- Plotting code records -

-- start --

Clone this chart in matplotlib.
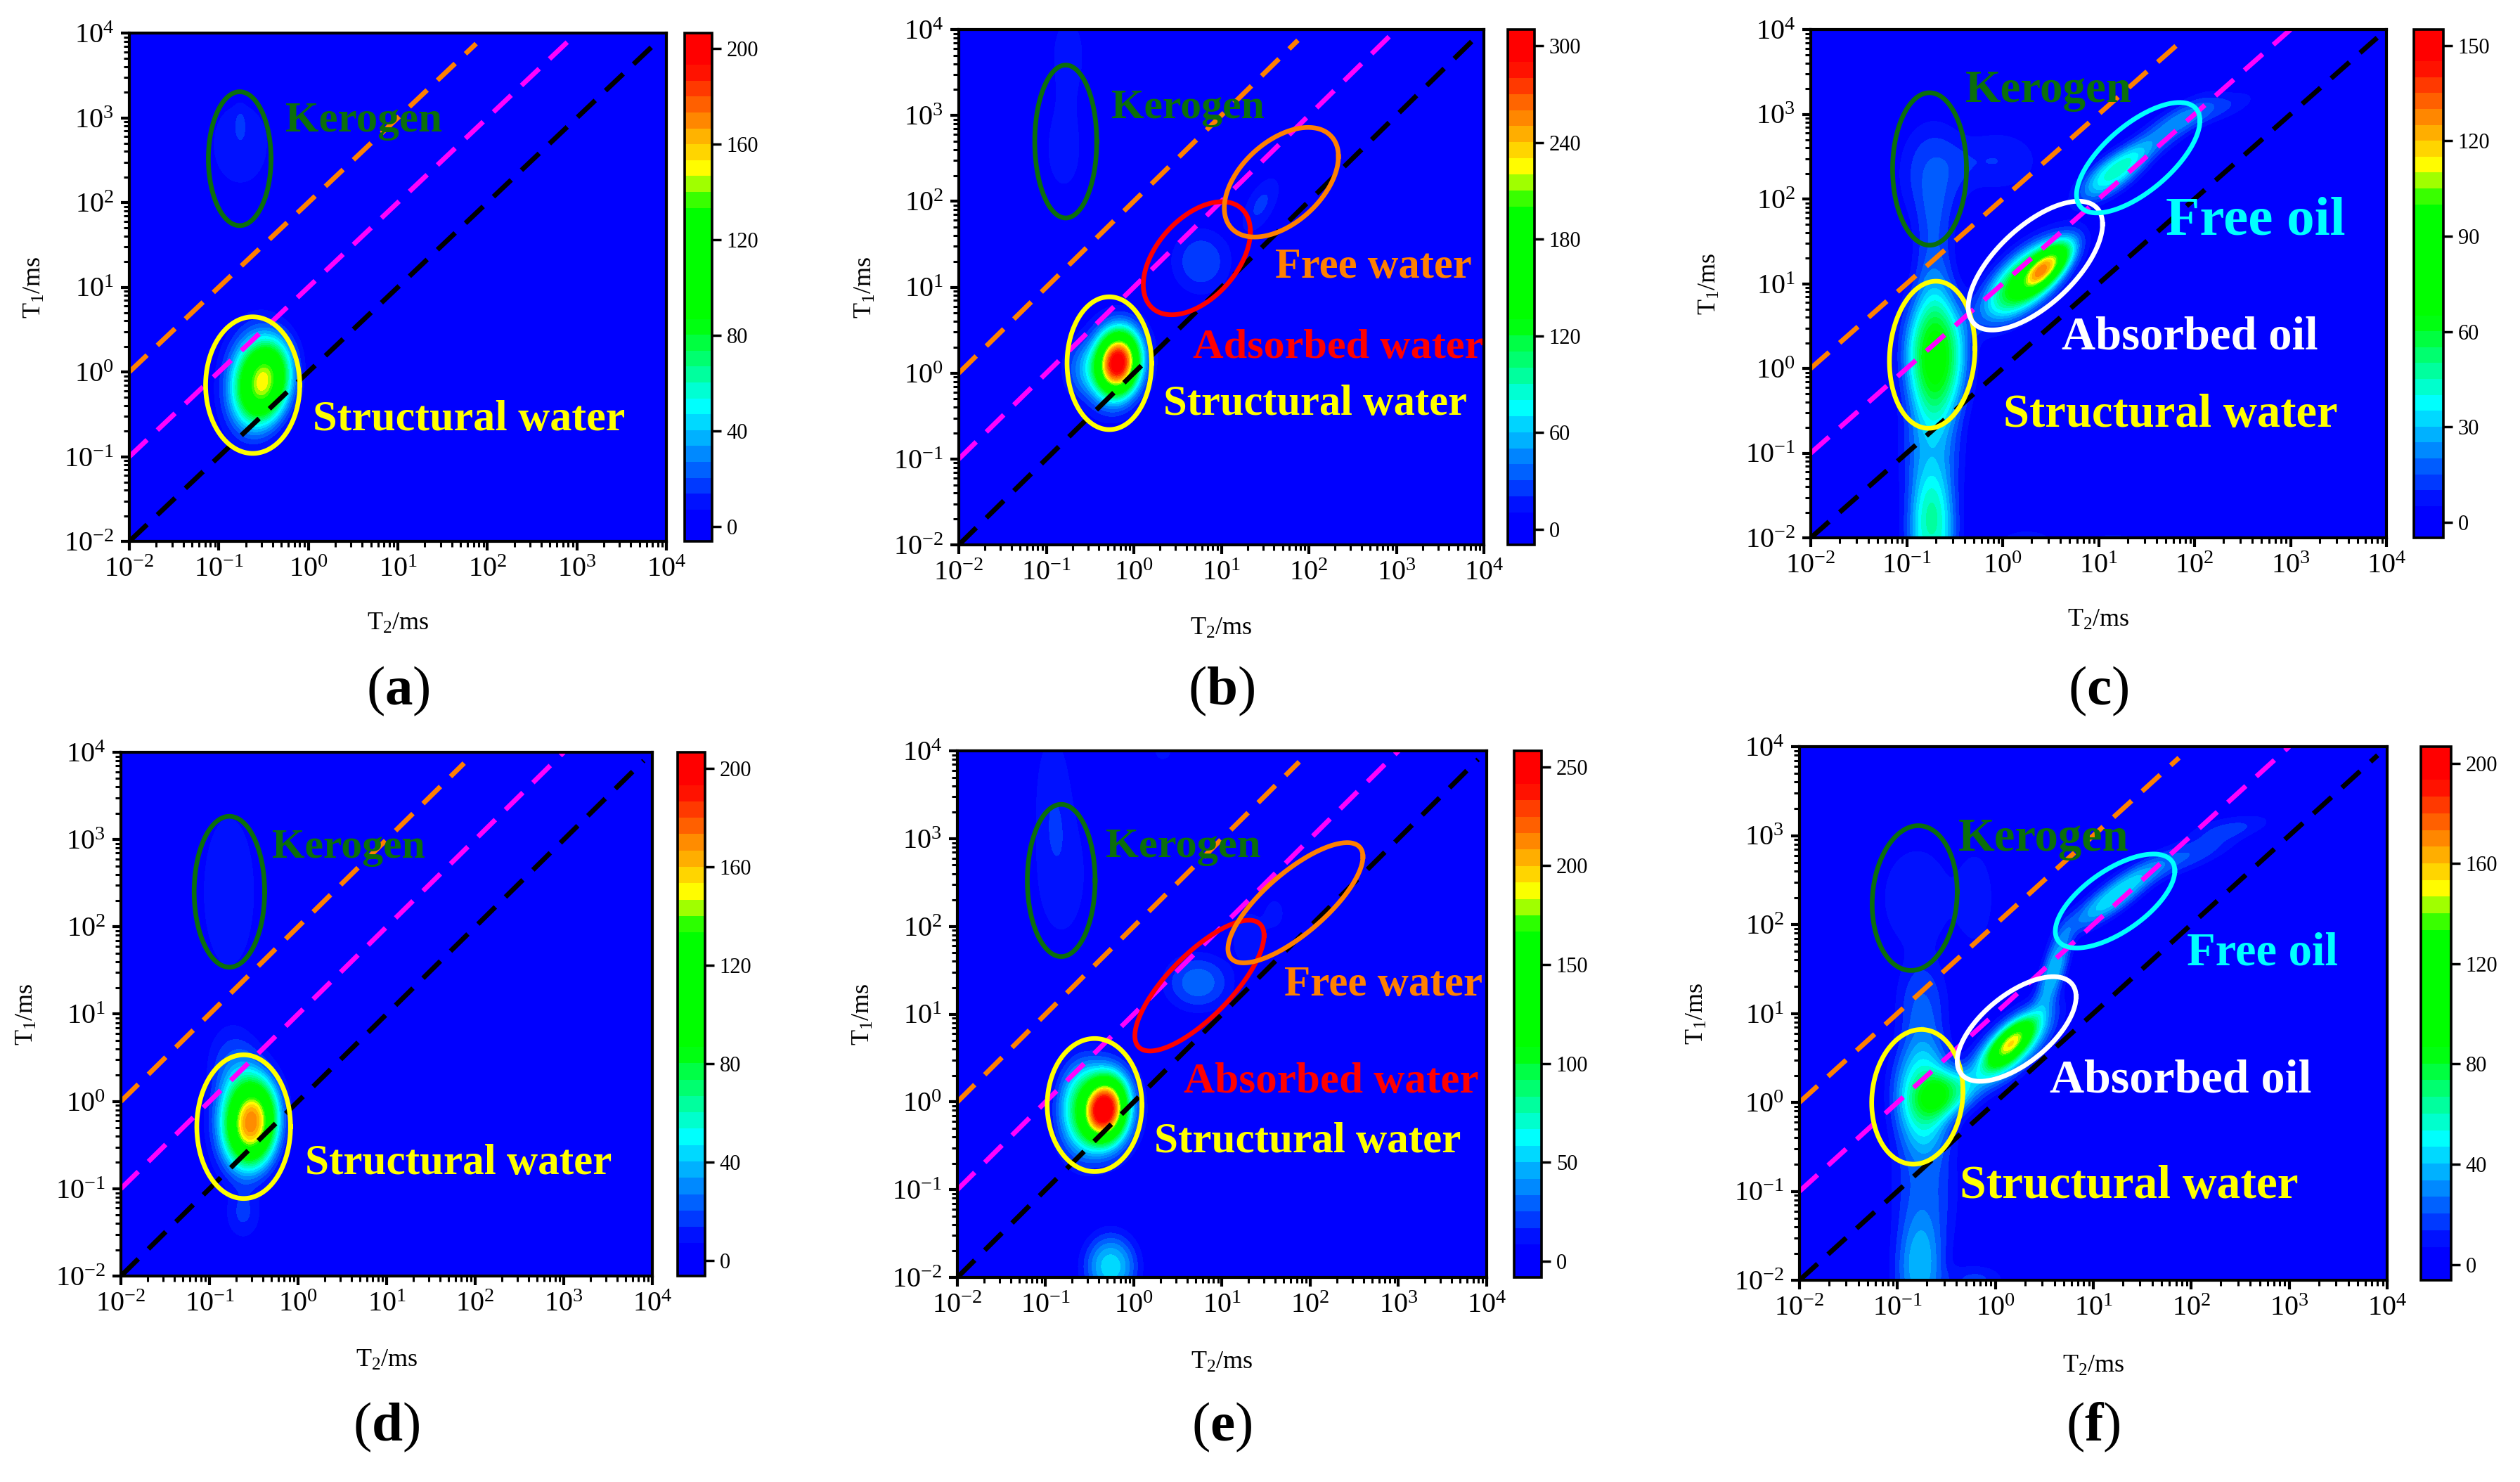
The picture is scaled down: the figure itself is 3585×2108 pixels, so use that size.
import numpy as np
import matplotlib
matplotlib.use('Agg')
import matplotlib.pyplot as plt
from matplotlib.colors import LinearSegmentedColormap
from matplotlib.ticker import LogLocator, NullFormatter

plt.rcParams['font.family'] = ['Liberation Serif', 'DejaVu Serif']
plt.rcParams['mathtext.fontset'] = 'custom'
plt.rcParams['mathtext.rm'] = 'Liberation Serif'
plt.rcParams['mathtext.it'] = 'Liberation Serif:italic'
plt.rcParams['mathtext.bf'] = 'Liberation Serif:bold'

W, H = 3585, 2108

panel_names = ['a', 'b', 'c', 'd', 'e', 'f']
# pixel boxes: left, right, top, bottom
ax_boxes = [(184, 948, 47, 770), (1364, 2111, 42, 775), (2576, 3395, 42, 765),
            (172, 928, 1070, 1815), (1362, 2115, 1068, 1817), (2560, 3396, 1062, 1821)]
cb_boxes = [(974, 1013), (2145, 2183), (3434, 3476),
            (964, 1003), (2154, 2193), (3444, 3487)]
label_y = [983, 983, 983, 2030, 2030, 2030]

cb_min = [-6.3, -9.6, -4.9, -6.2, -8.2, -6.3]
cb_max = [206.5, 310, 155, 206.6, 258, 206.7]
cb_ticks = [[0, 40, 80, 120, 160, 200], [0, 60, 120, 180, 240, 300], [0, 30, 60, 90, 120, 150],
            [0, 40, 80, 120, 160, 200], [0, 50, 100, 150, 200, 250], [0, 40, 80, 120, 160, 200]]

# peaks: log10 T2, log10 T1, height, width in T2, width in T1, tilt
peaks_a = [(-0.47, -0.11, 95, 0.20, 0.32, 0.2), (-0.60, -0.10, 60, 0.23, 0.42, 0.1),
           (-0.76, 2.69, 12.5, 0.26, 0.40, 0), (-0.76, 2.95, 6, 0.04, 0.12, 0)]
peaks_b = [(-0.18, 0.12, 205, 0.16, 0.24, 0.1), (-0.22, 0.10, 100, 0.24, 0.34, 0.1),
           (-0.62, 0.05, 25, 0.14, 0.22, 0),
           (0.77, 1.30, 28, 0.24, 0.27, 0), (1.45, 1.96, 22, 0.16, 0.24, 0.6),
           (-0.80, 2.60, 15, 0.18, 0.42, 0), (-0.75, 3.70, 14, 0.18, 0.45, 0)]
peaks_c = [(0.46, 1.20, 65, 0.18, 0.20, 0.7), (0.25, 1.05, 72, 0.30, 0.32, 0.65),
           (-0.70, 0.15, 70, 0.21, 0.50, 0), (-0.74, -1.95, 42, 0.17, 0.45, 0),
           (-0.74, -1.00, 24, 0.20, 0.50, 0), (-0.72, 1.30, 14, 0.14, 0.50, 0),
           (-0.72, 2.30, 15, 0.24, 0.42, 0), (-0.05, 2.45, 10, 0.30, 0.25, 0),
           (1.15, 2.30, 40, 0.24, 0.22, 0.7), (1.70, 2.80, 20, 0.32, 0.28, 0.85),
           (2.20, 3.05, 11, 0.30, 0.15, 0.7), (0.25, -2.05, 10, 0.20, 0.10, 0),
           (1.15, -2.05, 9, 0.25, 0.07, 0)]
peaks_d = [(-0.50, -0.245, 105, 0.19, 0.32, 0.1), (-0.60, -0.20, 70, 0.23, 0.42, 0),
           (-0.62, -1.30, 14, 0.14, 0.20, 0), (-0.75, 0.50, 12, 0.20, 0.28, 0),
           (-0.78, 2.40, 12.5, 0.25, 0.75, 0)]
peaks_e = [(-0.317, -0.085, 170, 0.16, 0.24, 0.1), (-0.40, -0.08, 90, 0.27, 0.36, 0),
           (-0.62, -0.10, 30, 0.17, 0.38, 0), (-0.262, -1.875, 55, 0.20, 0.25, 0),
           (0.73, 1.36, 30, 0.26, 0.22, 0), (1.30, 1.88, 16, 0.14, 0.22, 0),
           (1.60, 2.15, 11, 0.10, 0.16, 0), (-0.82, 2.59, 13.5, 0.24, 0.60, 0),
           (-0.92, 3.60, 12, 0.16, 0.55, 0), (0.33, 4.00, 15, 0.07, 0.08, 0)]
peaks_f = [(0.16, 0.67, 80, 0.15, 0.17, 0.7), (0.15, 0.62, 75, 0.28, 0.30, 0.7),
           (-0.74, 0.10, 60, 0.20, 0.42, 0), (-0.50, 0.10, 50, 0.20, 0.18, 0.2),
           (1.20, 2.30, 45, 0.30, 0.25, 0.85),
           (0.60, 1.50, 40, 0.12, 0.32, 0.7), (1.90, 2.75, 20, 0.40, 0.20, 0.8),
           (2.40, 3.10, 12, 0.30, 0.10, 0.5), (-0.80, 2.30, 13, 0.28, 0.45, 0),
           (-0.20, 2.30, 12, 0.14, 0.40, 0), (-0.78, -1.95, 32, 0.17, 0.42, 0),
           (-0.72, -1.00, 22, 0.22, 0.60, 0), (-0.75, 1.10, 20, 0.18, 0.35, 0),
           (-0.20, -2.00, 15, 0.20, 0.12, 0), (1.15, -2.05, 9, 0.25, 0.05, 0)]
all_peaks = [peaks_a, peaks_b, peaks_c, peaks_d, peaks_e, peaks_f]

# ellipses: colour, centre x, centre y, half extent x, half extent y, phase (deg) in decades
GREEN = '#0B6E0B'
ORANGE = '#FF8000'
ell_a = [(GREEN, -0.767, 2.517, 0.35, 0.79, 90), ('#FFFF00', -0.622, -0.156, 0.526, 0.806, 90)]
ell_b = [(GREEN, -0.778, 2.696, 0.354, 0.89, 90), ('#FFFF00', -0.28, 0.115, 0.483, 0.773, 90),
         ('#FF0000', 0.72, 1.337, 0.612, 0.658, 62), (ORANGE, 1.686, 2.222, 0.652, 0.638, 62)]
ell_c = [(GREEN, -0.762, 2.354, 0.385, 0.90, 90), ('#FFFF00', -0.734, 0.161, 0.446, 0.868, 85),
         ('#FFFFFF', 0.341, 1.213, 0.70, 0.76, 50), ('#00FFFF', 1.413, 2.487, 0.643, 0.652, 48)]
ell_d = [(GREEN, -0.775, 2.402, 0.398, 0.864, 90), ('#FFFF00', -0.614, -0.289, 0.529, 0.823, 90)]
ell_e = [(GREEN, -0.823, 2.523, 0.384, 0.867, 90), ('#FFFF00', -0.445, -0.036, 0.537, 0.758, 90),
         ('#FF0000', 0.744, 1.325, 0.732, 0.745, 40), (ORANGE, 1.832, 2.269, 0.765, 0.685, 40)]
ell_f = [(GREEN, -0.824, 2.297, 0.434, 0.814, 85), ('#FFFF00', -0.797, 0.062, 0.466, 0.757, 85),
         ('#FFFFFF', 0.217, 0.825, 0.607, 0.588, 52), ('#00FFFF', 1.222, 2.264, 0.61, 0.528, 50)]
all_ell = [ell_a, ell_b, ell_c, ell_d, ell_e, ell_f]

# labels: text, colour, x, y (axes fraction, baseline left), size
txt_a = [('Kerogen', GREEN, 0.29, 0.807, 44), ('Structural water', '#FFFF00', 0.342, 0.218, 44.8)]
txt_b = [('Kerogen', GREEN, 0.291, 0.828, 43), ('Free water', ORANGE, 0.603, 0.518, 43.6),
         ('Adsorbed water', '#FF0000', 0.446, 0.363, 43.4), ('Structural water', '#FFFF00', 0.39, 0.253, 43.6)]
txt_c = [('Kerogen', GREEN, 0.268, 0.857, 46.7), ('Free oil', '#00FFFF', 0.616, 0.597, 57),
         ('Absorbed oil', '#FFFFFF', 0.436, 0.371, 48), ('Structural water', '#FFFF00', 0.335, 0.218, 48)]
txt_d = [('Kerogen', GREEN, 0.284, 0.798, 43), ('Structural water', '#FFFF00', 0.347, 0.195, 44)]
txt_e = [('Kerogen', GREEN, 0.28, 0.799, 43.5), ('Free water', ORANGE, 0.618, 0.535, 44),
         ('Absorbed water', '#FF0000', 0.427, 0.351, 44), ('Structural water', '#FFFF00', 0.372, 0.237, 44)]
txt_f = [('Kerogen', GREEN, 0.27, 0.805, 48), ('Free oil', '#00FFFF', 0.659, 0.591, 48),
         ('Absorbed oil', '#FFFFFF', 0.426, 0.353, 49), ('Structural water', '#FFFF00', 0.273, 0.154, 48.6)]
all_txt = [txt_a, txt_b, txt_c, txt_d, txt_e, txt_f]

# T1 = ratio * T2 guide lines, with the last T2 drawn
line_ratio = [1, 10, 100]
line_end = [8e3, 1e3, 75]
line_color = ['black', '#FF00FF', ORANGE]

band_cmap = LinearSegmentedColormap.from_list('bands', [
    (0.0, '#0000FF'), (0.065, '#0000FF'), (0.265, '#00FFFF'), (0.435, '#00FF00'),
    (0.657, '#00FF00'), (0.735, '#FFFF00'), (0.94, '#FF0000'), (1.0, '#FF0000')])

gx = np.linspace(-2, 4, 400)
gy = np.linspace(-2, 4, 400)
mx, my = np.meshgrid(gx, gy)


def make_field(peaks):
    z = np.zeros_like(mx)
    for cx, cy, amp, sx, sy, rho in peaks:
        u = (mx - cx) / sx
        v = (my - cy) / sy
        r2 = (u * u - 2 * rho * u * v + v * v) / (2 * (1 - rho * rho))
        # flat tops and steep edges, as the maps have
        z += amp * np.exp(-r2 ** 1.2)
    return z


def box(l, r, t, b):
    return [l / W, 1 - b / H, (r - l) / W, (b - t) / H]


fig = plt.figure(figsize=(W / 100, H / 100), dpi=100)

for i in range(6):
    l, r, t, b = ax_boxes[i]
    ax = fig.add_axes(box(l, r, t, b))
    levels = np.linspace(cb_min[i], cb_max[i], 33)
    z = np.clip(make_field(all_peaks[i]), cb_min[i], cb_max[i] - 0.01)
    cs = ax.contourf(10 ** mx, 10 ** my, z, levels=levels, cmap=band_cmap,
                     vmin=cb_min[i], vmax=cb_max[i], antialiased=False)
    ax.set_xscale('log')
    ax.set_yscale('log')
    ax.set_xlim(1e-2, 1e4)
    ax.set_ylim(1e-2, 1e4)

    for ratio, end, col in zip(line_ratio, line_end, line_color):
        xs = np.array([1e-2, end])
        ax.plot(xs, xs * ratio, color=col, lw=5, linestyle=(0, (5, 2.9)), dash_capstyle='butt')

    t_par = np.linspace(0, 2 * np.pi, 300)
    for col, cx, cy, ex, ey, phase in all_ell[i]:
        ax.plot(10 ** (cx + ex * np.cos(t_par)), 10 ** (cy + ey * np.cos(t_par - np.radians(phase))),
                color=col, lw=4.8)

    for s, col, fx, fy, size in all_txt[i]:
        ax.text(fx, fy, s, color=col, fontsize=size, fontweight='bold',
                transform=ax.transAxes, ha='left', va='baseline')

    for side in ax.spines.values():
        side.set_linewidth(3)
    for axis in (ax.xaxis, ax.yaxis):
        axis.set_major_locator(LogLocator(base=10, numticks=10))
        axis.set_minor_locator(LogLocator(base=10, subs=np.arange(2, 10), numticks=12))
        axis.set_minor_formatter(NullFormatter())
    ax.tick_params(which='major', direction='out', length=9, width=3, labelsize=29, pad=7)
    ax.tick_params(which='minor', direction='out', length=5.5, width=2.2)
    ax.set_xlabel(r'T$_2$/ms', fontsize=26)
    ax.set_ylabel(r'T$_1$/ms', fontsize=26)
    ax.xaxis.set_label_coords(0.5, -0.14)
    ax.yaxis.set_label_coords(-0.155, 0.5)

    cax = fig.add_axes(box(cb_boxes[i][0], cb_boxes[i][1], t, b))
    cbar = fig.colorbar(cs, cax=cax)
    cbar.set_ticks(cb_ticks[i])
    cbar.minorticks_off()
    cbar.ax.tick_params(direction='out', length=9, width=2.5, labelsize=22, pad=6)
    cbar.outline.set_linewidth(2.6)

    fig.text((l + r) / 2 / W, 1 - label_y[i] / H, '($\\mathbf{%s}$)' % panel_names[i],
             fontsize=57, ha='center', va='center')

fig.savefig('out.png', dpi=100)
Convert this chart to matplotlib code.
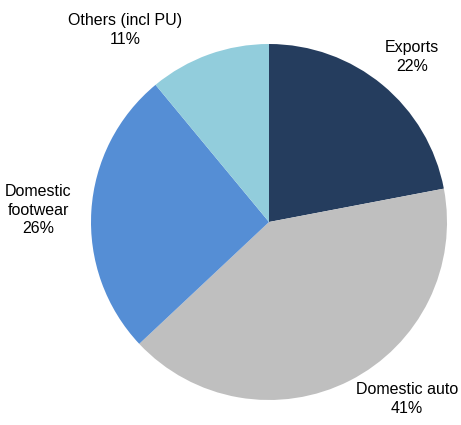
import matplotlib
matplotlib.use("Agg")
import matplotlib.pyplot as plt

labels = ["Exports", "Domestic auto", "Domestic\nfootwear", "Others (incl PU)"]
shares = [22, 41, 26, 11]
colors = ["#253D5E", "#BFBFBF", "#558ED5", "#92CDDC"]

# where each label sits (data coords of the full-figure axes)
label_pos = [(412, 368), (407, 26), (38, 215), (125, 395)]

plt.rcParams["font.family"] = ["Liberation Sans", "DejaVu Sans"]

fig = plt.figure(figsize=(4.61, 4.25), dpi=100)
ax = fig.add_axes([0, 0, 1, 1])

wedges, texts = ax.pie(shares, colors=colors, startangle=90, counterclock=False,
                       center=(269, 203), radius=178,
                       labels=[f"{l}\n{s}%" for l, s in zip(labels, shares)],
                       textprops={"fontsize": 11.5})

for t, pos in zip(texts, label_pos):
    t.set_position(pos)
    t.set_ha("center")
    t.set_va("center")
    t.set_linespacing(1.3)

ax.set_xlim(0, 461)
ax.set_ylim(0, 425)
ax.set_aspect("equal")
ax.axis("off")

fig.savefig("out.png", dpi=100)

-- end --

- WRITTEN TASK -
Repeat, exactly as they stand above, the lines from the line with "The picture is" to the line with "120, 160, 200]]", both lines included.

- ANSWER TO THIS TASK -
The picture is scaled down: the figure itself is 3585×2108 pixels, so use that size.
import numpy as np
import matplotlib
matplotlib.use('Agg')
import matplotlib.pyplot as plt
from matplotlib.colors import LinearSegmentedColormap
from matplotlib.ticker import LogLocator, NullFormatter

plt.rcParams['font.family'] = ['Liberation Serif', 'DejaVu Serif']
plt.rcParams['mathtext.fontset'] = 'custom'
plt.rcParams['mathtext.rm'] = 'Liberation Serif'
plt.rcParams['mathtext.it'] = 'Liberation Serif:italic'
plt.rcParams['mathtext.bf'] = 'Liberation Serif:bold'

W, H = 3585, 2108

panel_names = ['a', 'b', 'c', 'd', 'e', 'f']
# pixel boxes: left, right, top, bottom
ax_boxes = [(184, 948, 47, 770), (1364, 2111, 42, 775), (2576, 3395, 42, 765),
            (172, 928, 1070, 1815), (1362, 2115, 1068, 1817), (2560, 3396, 1062, 1821)]
cb_boxes = [(974, 1013), (2145, 2183), (3434, 3476),
            (964, 1003), (2154, 2193), (3444, 3487)]
label_y = [983, 983, 983, 2030, 2030, 2030]

cb_min = [-6.3, -9.6, -4.9, -6.2, -8.2, -6.3]
cb_max = [206.5, 310, 155, 206.6, 258, 206.7]
cb_ticks = [[0, 40, 80, 120, 160, 200], [0, 60, 120, 180, 240, 300], [0, 30, 60, 90, 120, 150],
            [0, 40, 80, 120, 160, 200], [0, 50, 100, 150, 200, 250], [0, 40, 80, 120, 160, 200]]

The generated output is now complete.